# Problem description
Copy all lines in which the word "chart" can be found.

::::

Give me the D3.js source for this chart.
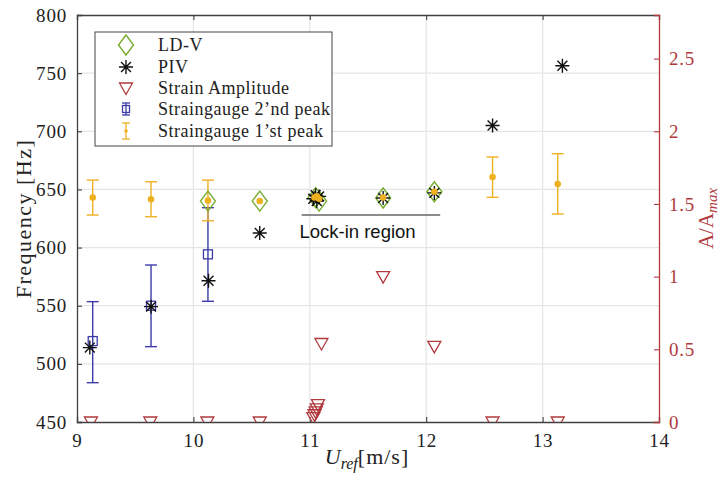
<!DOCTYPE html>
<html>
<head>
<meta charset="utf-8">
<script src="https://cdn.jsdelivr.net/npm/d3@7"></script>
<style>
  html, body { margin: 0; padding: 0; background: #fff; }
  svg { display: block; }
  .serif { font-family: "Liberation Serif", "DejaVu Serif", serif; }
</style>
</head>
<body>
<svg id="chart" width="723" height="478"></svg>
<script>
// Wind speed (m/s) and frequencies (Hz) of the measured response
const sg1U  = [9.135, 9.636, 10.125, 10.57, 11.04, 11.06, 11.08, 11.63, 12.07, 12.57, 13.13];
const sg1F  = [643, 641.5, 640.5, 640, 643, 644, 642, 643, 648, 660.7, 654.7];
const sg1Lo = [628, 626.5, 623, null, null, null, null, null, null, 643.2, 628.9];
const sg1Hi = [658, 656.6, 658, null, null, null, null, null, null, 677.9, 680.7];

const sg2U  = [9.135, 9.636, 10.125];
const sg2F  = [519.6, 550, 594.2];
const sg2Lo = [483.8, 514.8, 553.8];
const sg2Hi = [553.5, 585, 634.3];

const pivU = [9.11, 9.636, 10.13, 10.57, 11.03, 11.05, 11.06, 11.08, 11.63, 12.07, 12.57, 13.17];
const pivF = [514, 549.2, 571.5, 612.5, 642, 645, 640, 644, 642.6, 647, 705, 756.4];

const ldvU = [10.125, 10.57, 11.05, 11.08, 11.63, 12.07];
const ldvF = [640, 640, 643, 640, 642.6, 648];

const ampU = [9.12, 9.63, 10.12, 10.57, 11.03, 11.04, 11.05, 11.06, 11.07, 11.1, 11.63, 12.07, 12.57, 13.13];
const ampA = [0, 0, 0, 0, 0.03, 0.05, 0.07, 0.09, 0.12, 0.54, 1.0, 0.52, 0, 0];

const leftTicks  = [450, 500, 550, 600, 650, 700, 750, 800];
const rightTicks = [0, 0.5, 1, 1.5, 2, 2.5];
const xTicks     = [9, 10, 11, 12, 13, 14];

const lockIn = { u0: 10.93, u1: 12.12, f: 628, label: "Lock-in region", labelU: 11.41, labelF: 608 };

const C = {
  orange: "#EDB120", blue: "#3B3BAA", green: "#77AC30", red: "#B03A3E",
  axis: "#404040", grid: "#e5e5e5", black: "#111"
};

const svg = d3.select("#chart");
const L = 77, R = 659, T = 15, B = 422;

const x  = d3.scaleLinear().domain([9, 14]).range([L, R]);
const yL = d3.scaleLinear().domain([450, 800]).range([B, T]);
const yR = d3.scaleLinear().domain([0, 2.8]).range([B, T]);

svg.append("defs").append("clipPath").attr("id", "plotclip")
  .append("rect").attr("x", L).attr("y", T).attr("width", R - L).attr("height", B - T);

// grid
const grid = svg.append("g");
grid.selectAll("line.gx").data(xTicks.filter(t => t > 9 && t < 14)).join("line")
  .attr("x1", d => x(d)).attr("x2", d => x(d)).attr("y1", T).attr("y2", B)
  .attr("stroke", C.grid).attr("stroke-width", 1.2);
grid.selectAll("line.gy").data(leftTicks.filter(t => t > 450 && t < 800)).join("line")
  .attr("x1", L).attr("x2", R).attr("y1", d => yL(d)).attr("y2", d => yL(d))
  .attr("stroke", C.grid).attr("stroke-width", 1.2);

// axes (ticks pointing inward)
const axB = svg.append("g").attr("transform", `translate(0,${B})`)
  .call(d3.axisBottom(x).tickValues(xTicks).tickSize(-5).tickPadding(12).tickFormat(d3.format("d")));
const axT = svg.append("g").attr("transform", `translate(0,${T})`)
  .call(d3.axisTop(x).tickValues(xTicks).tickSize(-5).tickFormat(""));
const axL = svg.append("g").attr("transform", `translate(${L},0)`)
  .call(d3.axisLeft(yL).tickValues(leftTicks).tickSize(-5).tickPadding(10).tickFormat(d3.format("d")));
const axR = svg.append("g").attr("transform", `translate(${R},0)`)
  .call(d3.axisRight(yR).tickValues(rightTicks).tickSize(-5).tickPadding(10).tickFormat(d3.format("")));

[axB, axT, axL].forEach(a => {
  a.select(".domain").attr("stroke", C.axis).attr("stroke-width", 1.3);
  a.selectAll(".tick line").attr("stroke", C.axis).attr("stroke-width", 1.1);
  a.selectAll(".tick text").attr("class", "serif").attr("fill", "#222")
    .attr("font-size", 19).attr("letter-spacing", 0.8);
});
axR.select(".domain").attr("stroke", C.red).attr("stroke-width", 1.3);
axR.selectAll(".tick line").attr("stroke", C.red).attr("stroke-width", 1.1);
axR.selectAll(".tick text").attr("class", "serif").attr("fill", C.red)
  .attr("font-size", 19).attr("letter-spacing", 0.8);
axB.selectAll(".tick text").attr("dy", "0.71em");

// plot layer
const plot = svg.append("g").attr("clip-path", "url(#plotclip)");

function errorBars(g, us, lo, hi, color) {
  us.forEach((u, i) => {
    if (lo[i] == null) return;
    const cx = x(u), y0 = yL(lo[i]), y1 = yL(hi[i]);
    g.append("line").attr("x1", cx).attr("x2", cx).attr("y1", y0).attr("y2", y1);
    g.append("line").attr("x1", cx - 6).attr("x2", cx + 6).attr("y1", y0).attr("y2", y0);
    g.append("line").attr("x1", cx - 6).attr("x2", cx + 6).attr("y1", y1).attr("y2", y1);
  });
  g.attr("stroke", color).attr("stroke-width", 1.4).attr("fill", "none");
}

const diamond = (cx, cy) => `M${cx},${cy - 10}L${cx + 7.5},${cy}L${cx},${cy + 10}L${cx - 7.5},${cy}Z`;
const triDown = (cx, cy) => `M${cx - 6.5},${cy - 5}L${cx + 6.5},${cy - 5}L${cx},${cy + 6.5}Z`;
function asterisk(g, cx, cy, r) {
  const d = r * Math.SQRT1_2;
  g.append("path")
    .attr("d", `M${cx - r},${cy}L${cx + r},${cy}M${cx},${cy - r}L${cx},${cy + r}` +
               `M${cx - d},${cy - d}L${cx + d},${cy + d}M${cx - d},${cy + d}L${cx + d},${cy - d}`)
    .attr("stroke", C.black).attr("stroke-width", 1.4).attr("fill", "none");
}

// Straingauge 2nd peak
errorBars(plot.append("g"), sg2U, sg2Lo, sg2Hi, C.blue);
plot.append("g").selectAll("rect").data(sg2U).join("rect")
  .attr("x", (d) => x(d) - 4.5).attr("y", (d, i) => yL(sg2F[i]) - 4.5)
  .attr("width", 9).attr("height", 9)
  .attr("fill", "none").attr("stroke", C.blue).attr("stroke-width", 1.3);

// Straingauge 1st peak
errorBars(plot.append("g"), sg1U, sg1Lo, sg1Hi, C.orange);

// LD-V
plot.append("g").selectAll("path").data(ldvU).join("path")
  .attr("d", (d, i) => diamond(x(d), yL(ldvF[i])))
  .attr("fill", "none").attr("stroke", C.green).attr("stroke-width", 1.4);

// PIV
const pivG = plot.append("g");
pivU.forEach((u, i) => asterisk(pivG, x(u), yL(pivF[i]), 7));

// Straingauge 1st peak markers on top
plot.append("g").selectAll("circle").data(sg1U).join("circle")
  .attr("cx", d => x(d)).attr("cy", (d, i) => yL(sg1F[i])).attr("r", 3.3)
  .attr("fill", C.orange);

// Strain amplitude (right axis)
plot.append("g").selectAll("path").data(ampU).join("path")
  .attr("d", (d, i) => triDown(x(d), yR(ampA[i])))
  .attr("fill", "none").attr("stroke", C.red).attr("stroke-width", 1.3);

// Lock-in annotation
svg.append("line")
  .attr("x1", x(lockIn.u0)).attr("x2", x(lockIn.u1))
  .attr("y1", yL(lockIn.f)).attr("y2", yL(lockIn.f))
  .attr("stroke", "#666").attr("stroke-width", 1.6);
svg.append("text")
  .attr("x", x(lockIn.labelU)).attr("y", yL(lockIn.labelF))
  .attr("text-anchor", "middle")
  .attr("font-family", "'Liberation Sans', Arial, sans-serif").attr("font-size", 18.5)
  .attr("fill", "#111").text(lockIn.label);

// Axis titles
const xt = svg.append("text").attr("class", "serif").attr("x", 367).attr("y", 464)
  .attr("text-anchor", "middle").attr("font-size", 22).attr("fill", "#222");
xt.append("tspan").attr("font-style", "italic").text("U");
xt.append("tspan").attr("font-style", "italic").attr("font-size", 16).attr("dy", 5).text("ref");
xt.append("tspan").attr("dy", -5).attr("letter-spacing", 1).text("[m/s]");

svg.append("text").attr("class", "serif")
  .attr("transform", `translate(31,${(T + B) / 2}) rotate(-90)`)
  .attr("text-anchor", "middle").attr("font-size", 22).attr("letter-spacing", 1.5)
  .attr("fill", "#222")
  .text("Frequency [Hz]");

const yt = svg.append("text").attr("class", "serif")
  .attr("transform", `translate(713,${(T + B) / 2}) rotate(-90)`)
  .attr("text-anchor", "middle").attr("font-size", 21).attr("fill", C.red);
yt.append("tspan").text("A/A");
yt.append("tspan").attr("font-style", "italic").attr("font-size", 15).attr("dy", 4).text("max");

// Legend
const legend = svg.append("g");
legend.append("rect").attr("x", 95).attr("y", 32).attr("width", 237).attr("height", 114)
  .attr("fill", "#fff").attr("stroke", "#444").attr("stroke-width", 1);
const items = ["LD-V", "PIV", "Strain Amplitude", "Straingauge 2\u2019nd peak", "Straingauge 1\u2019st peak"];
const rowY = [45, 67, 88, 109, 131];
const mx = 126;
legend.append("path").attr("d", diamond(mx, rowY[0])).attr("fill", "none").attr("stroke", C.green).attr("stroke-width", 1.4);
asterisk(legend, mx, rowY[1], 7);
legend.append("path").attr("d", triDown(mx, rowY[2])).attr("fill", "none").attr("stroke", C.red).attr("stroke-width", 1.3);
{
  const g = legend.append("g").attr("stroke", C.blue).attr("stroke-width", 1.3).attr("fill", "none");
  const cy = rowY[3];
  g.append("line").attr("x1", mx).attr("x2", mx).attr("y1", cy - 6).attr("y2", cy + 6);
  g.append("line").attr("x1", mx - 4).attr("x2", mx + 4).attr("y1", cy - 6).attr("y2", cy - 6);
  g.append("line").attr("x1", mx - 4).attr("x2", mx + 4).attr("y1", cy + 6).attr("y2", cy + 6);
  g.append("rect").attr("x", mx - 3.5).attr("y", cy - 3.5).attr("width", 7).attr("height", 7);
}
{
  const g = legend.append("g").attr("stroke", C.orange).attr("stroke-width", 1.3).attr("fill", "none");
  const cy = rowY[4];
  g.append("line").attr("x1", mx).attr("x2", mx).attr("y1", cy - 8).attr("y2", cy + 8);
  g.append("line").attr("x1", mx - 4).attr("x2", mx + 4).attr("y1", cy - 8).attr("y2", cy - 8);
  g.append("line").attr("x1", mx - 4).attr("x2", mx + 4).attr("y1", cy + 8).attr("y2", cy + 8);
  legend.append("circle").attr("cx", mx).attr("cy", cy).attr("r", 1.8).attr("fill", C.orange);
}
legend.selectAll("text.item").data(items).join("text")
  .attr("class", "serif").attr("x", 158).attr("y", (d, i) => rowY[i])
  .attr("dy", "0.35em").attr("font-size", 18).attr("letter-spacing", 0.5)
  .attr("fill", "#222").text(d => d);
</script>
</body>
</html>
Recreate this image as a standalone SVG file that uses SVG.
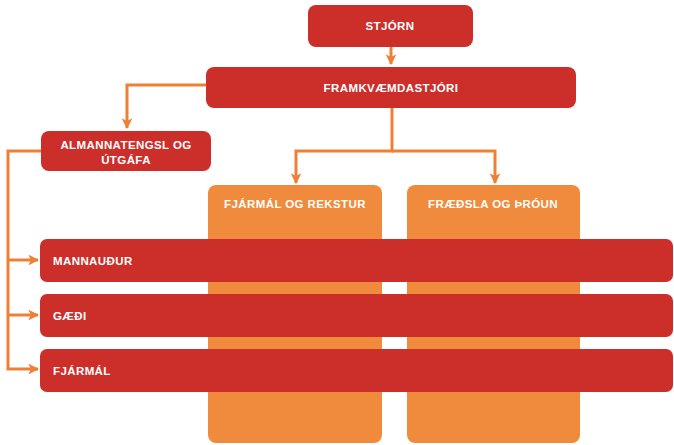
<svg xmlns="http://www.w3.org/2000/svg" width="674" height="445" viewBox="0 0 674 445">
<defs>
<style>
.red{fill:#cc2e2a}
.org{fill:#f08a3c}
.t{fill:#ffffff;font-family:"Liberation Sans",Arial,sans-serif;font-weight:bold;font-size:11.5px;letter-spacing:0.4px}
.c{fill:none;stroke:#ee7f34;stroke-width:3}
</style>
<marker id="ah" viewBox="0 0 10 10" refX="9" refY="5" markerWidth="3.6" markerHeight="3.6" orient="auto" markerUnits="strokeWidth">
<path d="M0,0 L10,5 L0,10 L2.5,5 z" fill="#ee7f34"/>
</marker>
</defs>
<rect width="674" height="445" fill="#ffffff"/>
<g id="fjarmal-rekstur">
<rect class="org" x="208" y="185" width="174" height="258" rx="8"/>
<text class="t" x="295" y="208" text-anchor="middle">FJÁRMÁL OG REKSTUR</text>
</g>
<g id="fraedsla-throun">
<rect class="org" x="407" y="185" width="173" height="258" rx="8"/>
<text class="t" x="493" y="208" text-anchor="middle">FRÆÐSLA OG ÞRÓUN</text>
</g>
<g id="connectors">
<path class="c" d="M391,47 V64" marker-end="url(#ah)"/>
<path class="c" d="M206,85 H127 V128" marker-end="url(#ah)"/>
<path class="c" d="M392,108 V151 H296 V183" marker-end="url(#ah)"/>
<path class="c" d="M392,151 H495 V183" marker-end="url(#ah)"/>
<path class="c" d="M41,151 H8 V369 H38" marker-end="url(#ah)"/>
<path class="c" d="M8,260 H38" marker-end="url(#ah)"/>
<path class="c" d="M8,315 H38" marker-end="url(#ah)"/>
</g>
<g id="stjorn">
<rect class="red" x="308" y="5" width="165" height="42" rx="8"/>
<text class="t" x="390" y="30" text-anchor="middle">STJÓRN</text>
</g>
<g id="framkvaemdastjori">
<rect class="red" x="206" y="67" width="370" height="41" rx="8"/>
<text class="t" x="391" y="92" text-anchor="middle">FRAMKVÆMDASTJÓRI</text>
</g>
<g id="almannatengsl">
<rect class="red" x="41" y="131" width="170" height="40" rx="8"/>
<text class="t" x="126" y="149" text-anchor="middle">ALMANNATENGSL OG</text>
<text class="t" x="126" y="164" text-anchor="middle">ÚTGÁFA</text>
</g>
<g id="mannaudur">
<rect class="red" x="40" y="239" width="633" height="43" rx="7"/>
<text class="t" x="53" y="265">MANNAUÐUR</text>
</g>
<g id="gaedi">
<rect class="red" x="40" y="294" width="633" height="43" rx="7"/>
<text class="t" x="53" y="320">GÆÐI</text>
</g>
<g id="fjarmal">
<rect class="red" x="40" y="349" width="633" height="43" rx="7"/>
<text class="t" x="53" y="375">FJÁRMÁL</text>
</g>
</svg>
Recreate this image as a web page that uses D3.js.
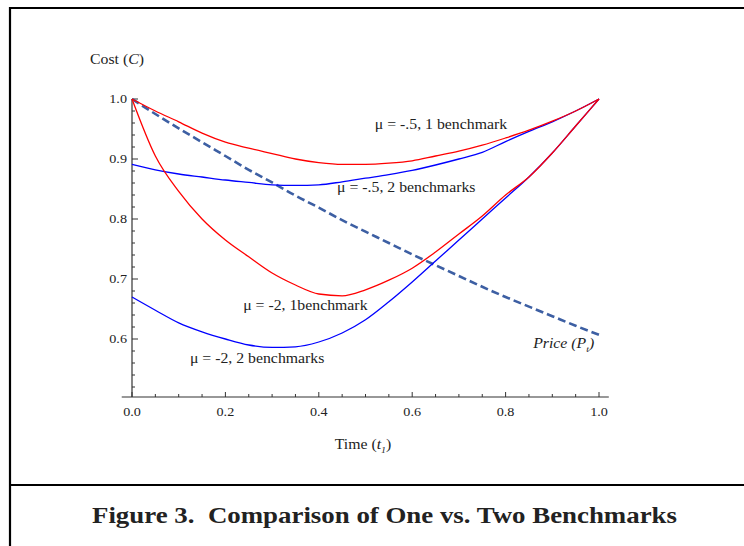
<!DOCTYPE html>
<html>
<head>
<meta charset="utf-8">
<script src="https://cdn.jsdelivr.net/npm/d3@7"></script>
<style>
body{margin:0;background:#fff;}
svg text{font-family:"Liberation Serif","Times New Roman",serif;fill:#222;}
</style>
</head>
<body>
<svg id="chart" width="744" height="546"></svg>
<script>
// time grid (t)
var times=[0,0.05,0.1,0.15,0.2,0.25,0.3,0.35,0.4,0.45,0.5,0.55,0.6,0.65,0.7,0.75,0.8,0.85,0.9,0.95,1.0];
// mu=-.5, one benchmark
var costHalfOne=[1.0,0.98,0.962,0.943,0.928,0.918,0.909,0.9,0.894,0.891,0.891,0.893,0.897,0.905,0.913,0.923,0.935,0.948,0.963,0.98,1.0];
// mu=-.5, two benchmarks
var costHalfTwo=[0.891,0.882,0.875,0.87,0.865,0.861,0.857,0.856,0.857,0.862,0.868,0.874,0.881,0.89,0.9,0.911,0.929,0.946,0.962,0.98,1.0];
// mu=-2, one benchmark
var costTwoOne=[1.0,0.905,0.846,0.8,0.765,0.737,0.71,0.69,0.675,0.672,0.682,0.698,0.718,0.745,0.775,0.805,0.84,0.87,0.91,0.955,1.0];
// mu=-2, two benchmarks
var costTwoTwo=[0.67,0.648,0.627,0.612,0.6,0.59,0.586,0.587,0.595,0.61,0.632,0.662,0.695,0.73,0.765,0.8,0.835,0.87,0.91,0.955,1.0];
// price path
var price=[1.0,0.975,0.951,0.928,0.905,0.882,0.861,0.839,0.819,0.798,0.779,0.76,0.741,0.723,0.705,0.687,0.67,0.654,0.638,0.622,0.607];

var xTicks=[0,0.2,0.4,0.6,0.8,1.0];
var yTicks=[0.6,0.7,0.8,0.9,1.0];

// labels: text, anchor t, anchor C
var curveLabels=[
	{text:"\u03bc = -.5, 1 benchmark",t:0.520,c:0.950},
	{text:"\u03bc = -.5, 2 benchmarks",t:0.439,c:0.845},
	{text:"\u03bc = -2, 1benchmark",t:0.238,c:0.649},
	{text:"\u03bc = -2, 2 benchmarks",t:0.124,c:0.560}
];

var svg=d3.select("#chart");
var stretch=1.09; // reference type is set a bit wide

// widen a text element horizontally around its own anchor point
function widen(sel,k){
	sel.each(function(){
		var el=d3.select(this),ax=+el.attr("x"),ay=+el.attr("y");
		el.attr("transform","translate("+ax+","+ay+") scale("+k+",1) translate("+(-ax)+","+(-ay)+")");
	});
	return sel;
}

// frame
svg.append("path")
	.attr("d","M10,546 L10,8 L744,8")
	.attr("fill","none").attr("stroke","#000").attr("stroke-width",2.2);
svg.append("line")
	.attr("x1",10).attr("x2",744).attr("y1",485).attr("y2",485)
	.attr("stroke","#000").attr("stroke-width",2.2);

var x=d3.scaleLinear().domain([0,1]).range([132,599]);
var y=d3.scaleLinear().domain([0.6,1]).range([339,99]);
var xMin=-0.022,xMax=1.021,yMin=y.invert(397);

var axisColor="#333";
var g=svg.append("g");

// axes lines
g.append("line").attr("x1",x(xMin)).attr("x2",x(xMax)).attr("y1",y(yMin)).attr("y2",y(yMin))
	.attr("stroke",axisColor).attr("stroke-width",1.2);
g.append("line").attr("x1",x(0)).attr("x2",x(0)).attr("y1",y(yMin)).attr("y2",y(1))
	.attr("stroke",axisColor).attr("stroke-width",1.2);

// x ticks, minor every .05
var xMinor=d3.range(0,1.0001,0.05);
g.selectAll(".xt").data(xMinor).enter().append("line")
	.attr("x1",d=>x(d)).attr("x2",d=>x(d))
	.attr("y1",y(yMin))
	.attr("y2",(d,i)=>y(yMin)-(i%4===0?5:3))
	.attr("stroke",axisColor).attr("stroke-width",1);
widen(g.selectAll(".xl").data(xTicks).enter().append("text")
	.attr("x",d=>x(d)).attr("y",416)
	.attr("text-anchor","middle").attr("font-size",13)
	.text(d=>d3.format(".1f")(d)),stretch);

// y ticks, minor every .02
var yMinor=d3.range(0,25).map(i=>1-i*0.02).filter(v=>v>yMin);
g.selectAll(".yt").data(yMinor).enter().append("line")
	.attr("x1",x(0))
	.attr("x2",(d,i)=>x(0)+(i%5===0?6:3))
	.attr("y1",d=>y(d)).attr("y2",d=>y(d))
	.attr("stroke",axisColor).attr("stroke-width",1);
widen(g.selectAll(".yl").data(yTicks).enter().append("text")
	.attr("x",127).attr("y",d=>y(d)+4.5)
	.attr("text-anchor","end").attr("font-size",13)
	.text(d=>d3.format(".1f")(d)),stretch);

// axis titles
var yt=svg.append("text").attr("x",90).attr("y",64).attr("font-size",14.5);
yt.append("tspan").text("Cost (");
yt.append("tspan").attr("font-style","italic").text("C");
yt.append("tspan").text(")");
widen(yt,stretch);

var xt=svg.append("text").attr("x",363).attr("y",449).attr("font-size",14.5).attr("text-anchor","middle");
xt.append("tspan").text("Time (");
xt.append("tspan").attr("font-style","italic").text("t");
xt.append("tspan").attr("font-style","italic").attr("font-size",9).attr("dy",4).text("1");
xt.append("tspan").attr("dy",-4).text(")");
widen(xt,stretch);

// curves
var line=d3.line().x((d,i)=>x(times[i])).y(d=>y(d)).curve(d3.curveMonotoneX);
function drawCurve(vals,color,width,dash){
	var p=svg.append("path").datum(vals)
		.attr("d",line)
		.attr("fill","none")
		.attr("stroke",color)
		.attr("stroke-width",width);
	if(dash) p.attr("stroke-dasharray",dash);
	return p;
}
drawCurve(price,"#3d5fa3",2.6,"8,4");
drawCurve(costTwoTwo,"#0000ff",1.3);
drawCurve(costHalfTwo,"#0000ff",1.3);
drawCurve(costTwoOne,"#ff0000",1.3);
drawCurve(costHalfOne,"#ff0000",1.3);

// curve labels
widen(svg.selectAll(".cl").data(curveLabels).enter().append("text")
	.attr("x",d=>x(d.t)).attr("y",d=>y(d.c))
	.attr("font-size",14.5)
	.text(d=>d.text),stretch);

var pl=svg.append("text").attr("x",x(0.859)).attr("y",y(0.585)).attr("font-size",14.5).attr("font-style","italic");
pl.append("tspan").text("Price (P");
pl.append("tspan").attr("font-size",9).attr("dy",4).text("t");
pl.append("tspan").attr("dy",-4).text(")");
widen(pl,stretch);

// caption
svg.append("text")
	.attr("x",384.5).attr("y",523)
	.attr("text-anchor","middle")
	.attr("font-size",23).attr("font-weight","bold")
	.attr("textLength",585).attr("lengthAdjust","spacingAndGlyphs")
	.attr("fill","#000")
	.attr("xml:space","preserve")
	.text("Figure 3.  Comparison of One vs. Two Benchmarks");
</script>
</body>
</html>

::::

# Task response
Give me the D3.js source for this chart.
<svg id="chart" width="723" height="478"></svg>
const svg = d3.select("#chart");
<svg id="chart" width="744" height="546"></svg>
var svg=d3.select("#chart");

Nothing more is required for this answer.